Stattdessen beschimpfen die “Bild”-Medien eine Politikerin für eine geäußerte Meinung, die ihnen nicht passt. Natürlich darf man Simone Peters Kritik blöd finden und sie wiederum kritisieren. Mit Inhalten, eigenen Standpunkten, an der Sache orientiert. Das macht “Bild” aber nicht. Mit ihrer Titelzeile in der heutigen Ausgabe trägt die Redaktion stattdessen dazu bei, dass eine Beleidigungskultur salonfähig wird, vor der viele nach der Präsidentschaftswahl in den USA im vergangenen Jahr gewarnt haben.
Kurz nach Weihnachten hatten die Mitarbeiter von Bild.de und ihr Chef Julian Reichelt übrigens noch eine Überraschung parat:
Eine Redaktionssitzung bei Bild.de, ein Entschluss und — schwups — nie wieder Shitstorms.
Was das Portal eigentlich sagen will: Man werde in Zukunft für hitzige Debatten im Internet nicht mehr so schnell das Wort “Shitstorm” verwenden.
“Wir haben alle in den letzten Jahren etwas zu oft und auch zu dankbar über Shitstorms berichtet”, sagt Julian Reichelt, Chefredakteur von BILD Digital. Häufig sind es einige wenige anonyme Twitter-Accounts, die hinter vermeintlichen Trends oder Shitstorms stecken.
Für 2017 versprechen wir Ihnen, liebe Leser, einen entspannteren Umgang mit Shitstorms. Denn: Im Zeitalter von Twitter, Facebook und Instagram ist es selbstverständlich, dass die Leute ihre Meinung sagen und natürlich nicht immer einer Meinung sind. Eine Handvoll Tweets bedeuten aber keinen Shitstorm.
Dass “Bild” und Bild.de in diesem Jahr nicht mehr so schnell von “Shitstorms” sprechen wollen, schließt aber natürlich nicht aus, dass sie selber welche anzetteln oder befeuern. Nur drei Beispiele der inzwischen fast 1800 Kommentare bei Facebook zum “DUMM, DÜMMER, GRÜFRI”-Artikel von “Bild”:
Vllt sollte mal so ein mob über die rutschen
Geht doch ganz einfach. Die Frau an einer Laterne fesseln und begrapschen lassen. Wird ein Klassiker in der Pornoabteilung.

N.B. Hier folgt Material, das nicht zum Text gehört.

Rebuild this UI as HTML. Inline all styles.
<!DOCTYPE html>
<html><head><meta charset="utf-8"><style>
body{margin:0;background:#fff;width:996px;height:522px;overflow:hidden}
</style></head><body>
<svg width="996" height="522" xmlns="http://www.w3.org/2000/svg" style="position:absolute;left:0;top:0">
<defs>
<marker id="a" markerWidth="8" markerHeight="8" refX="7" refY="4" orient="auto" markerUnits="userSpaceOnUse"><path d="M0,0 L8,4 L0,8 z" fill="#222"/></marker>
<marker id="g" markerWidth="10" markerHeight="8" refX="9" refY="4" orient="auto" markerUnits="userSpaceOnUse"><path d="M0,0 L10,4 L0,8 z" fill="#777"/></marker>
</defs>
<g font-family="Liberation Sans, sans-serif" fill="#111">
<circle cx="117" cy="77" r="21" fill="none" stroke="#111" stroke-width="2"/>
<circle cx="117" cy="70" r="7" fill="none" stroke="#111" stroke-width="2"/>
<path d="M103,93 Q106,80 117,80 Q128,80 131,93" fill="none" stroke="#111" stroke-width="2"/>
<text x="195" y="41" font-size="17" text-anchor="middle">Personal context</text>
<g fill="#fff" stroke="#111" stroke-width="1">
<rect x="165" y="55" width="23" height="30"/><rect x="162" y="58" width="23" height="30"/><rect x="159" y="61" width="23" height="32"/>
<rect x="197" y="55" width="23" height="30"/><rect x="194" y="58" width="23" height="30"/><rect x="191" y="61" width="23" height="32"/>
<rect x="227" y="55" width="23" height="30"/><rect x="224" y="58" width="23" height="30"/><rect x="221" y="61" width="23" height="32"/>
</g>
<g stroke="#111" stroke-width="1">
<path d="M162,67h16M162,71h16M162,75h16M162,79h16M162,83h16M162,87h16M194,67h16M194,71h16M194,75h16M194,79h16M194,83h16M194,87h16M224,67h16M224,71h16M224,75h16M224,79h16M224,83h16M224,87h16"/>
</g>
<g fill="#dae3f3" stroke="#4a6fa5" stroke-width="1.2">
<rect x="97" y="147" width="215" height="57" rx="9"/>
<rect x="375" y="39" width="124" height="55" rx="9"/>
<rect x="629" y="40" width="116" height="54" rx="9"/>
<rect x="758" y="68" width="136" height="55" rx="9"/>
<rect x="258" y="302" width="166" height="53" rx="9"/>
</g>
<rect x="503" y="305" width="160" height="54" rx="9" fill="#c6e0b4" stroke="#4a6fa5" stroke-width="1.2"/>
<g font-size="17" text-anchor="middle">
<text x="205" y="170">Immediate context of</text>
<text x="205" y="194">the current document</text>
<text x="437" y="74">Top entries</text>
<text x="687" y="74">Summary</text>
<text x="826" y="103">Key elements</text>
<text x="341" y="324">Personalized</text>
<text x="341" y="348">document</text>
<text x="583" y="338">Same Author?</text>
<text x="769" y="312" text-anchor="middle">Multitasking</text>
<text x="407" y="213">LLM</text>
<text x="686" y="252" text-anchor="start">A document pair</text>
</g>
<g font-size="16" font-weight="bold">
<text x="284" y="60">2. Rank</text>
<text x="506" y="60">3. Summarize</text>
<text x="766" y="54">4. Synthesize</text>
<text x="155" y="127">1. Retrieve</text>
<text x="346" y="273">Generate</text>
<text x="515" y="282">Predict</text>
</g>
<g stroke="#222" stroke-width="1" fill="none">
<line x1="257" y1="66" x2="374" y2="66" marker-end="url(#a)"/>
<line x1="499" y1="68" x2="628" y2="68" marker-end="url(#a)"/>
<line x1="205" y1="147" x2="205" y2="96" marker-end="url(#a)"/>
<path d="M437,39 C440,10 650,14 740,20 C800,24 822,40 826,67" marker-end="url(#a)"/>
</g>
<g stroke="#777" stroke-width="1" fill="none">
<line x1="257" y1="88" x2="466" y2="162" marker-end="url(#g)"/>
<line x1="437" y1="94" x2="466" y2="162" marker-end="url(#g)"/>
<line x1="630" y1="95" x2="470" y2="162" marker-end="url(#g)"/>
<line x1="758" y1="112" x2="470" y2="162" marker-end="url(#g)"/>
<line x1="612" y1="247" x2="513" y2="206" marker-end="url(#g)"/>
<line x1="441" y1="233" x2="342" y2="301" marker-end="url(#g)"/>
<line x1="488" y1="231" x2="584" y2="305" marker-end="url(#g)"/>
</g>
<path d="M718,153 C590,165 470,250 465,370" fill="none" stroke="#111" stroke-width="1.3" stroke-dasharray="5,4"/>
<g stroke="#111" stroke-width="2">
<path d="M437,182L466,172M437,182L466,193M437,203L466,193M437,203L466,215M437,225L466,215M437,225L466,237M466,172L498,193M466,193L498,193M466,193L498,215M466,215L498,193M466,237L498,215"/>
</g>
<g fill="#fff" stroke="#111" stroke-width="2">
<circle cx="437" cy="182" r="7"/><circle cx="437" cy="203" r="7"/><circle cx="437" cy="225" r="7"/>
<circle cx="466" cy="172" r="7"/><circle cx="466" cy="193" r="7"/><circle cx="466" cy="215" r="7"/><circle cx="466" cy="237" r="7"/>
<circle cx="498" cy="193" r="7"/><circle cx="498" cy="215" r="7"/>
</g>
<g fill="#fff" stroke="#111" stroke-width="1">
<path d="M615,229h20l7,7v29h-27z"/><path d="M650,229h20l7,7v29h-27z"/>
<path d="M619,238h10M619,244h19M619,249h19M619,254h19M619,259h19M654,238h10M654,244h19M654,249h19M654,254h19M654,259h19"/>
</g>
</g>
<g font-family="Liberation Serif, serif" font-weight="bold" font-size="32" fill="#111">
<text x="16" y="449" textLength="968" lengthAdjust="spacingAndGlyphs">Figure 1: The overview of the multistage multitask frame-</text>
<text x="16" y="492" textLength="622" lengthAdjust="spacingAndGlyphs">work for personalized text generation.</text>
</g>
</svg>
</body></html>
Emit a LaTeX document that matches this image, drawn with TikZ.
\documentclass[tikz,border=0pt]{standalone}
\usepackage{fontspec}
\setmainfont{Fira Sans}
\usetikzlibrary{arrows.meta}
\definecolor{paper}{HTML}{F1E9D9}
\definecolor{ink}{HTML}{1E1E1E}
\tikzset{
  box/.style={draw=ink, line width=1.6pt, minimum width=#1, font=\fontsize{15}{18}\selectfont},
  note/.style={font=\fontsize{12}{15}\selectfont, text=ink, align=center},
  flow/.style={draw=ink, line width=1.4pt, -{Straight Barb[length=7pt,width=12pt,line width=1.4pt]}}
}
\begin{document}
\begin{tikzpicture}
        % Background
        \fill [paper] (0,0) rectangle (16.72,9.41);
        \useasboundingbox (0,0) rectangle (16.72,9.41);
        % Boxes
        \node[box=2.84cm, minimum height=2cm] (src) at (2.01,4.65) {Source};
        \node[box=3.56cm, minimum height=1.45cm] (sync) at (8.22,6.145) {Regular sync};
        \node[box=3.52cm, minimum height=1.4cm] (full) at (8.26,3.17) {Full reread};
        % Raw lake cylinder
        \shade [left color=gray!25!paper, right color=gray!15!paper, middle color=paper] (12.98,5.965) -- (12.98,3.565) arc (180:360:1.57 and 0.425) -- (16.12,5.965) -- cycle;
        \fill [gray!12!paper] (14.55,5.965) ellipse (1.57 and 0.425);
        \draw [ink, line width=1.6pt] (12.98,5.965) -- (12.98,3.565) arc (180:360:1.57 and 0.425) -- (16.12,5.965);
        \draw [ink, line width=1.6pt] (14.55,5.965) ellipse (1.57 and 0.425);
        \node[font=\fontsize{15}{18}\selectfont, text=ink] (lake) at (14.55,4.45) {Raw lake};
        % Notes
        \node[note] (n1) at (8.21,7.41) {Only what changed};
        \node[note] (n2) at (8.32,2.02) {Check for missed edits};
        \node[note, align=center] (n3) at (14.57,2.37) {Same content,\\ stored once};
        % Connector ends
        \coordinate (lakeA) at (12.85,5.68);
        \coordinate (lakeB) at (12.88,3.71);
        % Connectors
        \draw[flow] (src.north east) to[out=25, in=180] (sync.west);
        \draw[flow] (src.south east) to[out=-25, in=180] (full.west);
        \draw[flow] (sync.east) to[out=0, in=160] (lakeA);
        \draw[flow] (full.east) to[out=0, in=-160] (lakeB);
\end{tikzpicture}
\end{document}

Soll sie sich nächstes Jahr alleine dort hin stellen. Ohne Polizei und ohne andere normale Menschen. Mal gucken wieviel von dieser Frau übrig bleibt.
Nachtrag, 17:32 Uhr: Bild.de hat sich weiter auf die Grünen im Allgemeinen und Simone Peter im Speziellen eingeschossen:
In einem Kommentar (“Erst Veggie, jetzt Nafri”) schreibt Nikolaus Blome, dass die Partei Deutschland blockiere. Simone Peter vergleicht er mit Erich Honecker:
Wie sagte Erich Honecker einst? “Vorwärts immer, rückwärts nimmer”. Er lebte in einer Blase, in der eigene Fehler per Definition ausgeschlossen waren. Es konnte nicht sein, was nicht sein durfte.
Nicht viel anders ticken jene Grünen auch, die Simone Peter vertritt.
In einem zweiten Artikel (“Wie tickt die GRÜFRI-Grüne?”) fragt Bild.de, ob Peter dem Druck Stand halten werde, der durch die Reaktionen auf ihre Kritik am Polizeieinsatz entstanden ist.
Interessant ist in diesem Zusammenhang übrigens auch, wie “Bild” das Zitat von Simone Peter aus der “Rheinischen Post” umstellt und aus einer Frage eine Aussage macht. Die “Rheinische Post” zitiert Peter so:
“Allerdings stellt sich die Frage nach der Verhältnis- und Rechtmäßigkeit, wenn insgesamt knapp 1000 Personen allein aufgrund ihres Aussehens überprüft und teilweise festgesetzt wurden.”
“Bild” macht daraus:
“Wenn insgesamt knapp 1000 Personen alleine aufgrund ihres Aussehens überprüft und teilweise festgesetzt” würden, sei das nicht verhältnismäßig.